In an era of PR-trained actors and safe career moves, Cage is an outlier. He bought a haunted mansion in New Orleans (the Lalaurie Mansion). He owned a pet octopus. He once spent his fortune on dinosaur skulls and rare comic books. He lives the kind of life we expect an immortal being to live.
We want him to be a vampire because it makes the world more interesting.
What You Should Do Next
If you're still skeptical (or just a fan), here is how to properly dive into the Cage-vampire rabbit hole:
- Watch Vampire's Kiss first. Don't expect a horror movie. Expect a dark, surreal comedy about a man having a mental breakdown. Pay attention to the "ABC" scene.

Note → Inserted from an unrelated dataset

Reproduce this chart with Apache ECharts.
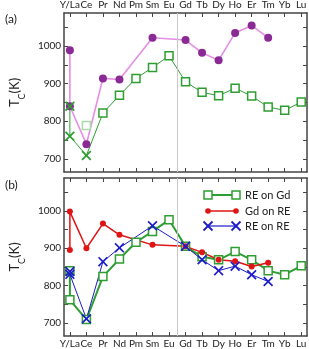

- Look up the eBay photo comparison. Search for "Jack Mord Nicolas Cage 1870." Compare the bridge of the nose and the hairline. It’s genuinely eerie how close the resemblance is.
- Check out the Lalaurie Mansion history. Cage actually owned this "most haunted house in America" for a few years. It adds a whole other layer to his obsession with the macabre and New Orleans' vampire folklore.
- Finish with Renfield. It’s the perfect bookend to his career. It shows how much he’s refined his "over-the-top" style into something that can actually be poignant and scary at the same time.
The reality is likely that Nicolas Cage is just a guy with a very common face shape for people of certain European descents and a very uncommon work ethic. But as long as there are old photos in attics and actors willing to eat bugs for their craft, the legend of the immortal Nic Cage isn't going anywhere.